- **Exercise aim**: Filter out everything except lines holding "diagram".
** START OF Task data **
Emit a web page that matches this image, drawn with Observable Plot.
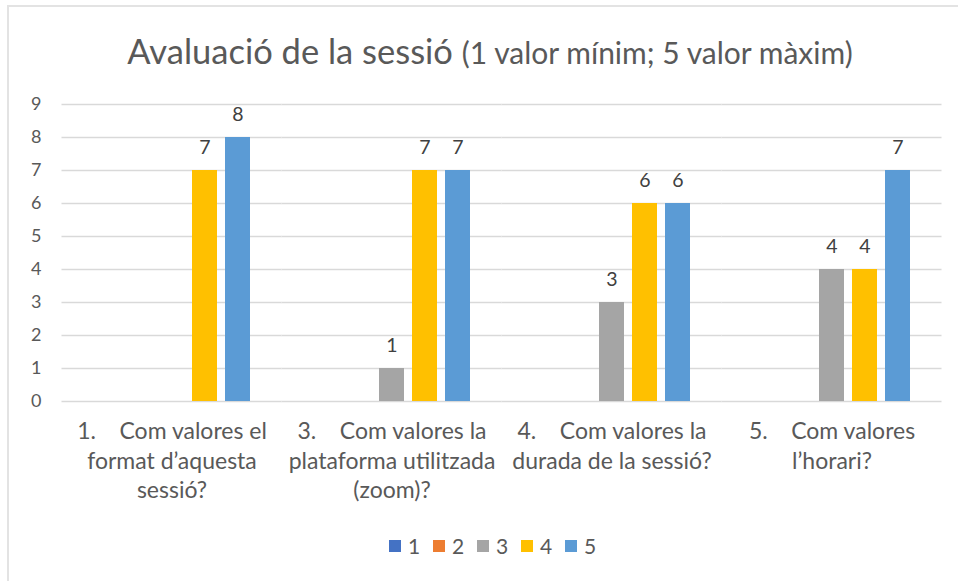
** END OF Task data **
** START OF Task data **
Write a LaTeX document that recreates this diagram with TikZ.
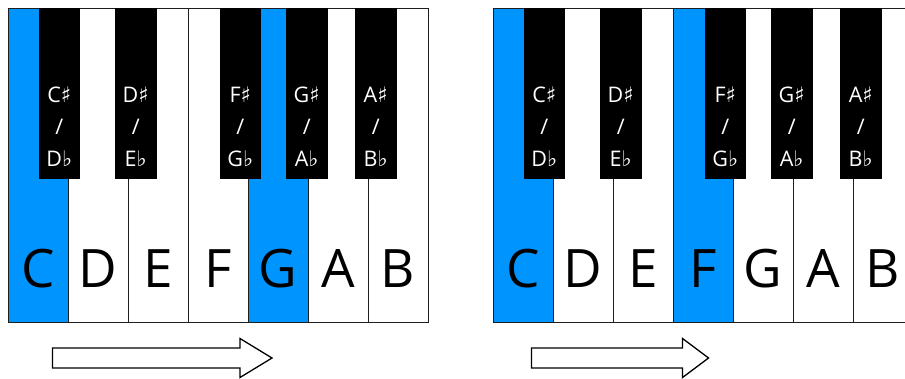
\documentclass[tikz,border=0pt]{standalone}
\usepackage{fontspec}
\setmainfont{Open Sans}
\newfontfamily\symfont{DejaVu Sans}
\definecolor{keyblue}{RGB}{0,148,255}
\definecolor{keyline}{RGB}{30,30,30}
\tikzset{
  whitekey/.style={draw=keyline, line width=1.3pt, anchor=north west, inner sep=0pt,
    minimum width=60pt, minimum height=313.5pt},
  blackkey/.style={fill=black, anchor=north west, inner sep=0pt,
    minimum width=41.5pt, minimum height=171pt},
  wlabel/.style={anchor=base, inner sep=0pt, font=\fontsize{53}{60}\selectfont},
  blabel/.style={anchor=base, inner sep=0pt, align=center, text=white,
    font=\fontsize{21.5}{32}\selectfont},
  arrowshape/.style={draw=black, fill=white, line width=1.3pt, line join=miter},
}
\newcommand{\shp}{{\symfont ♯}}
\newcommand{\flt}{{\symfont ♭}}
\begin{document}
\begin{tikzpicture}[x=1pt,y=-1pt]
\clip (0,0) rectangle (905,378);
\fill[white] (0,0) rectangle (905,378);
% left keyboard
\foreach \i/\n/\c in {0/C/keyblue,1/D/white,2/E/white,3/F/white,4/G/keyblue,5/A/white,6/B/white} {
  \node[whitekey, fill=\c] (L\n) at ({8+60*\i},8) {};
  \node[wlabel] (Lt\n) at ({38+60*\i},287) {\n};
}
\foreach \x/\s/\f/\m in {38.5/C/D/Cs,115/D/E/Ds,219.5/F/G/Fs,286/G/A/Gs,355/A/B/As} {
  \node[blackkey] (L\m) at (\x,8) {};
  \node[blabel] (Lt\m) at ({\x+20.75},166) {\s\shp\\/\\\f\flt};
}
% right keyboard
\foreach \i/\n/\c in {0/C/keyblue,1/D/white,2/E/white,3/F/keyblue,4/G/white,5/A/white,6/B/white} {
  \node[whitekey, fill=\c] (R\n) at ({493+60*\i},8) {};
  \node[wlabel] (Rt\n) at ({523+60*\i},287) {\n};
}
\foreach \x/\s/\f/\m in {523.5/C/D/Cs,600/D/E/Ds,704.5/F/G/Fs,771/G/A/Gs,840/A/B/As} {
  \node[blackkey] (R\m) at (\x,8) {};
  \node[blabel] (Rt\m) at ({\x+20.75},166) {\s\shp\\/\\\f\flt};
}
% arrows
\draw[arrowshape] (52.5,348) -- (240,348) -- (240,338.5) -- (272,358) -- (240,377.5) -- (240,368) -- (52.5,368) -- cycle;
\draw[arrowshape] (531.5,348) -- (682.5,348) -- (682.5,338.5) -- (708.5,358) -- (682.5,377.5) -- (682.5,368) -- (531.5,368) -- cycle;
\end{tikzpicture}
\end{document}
** END OF Task data **
** START OF Task data **
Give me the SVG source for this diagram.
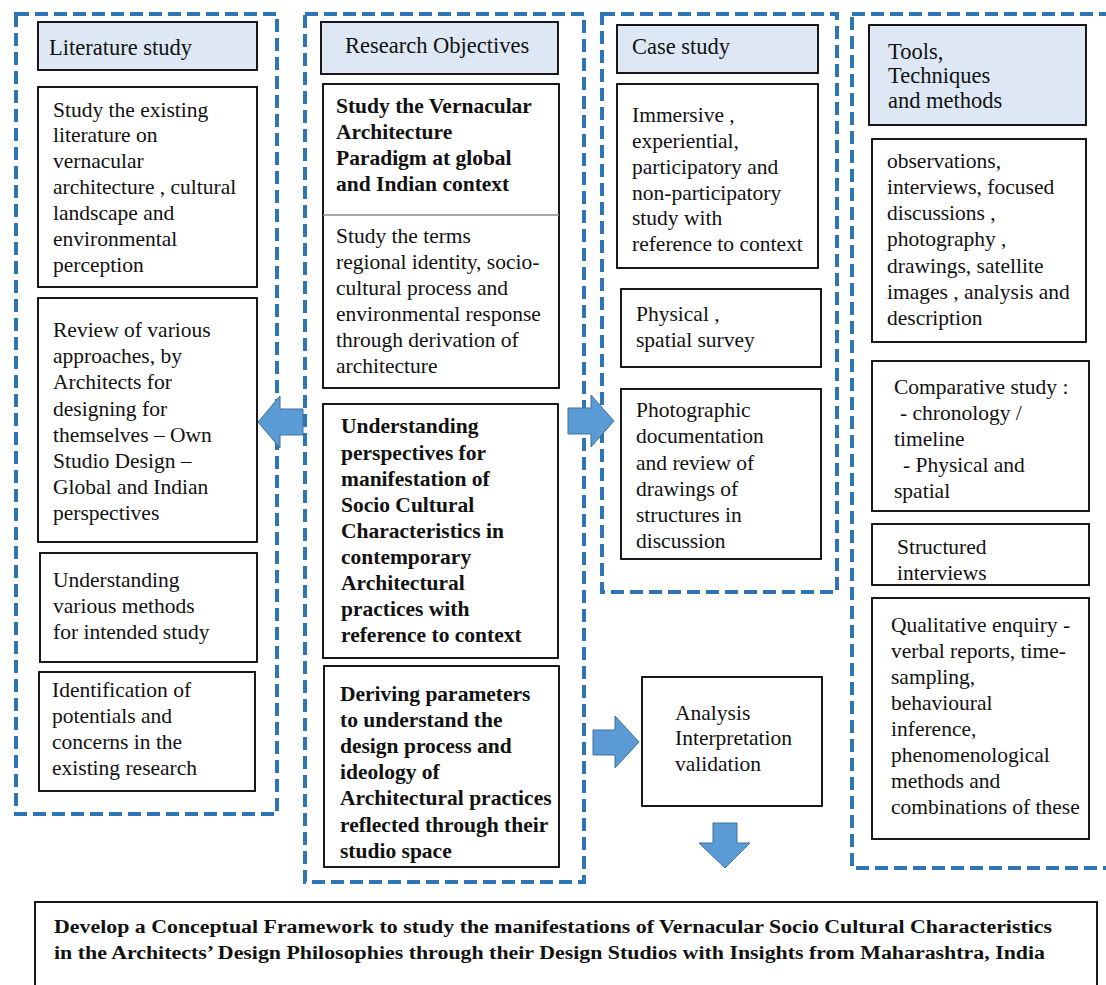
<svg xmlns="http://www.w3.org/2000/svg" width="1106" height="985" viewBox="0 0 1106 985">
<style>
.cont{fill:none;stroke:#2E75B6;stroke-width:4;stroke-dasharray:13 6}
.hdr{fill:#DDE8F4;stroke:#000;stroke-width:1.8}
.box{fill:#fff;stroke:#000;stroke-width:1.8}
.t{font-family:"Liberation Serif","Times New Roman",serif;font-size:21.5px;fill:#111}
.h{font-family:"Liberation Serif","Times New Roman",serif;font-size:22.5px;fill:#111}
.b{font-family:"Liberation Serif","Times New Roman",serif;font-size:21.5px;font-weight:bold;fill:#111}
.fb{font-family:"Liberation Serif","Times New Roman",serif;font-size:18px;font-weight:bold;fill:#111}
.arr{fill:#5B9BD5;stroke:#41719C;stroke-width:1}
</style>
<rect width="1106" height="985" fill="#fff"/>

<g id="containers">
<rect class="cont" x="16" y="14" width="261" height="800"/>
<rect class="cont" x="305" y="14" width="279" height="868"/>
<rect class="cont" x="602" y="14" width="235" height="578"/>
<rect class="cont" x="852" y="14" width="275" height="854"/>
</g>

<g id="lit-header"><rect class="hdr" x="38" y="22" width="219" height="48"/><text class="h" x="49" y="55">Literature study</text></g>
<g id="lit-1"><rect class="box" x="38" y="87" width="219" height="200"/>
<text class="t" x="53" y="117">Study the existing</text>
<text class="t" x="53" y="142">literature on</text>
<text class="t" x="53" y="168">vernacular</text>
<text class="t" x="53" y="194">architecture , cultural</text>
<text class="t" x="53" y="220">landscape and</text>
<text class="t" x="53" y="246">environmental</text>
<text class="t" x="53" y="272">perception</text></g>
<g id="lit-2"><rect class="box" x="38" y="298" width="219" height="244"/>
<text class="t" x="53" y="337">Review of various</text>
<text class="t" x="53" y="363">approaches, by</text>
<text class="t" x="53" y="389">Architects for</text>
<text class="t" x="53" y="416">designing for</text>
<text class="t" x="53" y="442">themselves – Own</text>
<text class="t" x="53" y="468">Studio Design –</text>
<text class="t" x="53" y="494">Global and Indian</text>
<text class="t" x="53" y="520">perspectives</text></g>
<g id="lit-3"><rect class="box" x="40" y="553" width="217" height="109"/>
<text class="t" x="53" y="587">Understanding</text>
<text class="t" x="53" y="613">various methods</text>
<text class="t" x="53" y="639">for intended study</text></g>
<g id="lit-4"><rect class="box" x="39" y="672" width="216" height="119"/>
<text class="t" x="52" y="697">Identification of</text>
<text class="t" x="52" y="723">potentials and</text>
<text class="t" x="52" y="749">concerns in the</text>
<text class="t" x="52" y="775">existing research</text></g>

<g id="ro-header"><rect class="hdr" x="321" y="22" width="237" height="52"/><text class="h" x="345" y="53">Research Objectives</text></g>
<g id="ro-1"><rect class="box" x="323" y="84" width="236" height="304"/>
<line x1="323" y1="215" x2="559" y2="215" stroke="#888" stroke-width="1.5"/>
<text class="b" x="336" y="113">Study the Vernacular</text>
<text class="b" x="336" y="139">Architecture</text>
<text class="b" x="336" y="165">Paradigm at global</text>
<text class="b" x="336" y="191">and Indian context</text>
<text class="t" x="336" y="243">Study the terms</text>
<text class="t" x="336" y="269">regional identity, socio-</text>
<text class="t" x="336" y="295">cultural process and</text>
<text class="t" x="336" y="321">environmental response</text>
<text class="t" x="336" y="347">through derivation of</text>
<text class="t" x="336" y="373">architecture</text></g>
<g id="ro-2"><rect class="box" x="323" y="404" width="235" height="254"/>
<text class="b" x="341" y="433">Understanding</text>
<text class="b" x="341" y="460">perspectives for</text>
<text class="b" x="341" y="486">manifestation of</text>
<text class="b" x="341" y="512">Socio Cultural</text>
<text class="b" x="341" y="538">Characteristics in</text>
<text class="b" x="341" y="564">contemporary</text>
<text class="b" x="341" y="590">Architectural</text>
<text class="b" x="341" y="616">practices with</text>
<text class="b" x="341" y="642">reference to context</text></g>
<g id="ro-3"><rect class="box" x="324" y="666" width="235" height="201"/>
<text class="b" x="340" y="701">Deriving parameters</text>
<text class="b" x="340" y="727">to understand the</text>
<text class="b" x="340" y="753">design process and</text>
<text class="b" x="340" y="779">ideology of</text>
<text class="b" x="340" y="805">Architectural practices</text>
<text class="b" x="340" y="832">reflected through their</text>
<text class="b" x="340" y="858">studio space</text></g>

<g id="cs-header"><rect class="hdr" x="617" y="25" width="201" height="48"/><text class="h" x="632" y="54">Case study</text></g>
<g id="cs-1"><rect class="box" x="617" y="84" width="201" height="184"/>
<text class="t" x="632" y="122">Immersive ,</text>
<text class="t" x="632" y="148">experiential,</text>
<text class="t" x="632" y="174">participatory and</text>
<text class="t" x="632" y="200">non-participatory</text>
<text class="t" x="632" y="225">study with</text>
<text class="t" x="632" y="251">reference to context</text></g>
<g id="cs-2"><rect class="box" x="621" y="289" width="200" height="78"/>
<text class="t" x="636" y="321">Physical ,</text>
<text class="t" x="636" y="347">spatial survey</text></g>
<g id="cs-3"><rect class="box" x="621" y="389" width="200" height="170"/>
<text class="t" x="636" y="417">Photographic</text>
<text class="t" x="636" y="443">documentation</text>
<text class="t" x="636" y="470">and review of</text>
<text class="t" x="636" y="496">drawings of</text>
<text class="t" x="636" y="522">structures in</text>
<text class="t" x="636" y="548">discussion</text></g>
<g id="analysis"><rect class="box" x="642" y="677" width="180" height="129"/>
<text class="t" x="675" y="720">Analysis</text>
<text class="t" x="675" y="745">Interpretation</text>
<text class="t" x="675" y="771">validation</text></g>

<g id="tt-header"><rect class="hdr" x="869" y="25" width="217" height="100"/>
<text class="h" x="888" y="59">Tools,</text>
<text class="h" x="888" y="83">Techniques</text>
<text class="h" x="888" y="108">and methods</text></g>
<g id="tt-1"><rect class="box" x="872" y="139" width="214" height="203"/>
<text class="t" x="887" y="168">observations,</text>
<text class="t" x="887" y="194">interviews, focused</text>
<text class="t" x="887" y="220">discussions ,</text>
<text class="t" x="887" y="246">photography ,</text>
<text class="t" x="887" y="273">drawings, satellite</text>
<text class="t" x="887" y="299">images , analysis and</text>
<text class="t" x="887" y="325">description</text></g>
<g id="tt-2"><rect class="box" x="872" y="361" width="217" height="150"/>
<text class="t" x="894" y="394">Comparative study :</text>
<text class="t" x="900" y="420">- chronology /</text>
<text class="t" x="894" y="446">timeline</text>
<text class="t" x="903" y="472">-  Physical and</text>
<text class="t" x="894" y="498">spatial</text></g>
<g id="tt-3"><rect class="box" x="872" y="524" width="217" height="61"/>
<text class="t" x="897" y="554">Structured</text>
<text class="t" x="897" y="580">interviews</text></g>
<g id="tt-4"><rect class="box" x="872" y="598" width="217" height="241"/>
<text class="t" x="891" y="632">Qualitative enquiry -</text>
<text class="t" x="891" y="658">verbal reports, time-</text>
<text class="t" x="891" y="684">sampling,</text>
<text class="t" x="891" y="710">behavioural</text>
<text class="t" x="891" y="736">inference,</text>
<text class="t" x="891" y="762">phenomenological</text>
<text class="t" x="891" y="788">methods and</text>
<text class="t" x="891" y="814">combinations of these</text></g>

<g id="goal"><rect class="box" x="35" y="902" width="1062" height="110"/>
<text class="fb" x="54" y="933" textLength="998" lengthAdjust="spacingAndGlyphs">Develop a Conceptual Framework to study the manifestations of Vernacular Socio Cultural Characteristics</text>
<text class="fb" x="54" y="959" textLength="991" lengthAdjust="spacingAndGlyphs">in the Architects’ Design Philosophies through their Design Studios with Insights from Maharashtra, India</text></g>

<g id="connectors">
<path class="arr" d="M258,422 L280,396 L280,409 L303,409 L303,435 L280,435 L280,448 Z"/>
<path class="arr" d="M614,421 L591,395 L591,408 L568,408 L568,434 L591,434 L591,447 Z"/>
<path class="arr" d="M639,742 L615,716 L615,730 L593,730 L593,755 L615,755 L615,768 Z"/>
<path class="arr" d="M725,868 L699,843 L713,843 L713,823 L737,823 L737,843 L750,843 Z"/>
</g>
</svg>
** END OF Task data **
- **Final result**:
Write a LaTeX document that recreates this diagram with TikZ.
Give me the SVG source for this diagram.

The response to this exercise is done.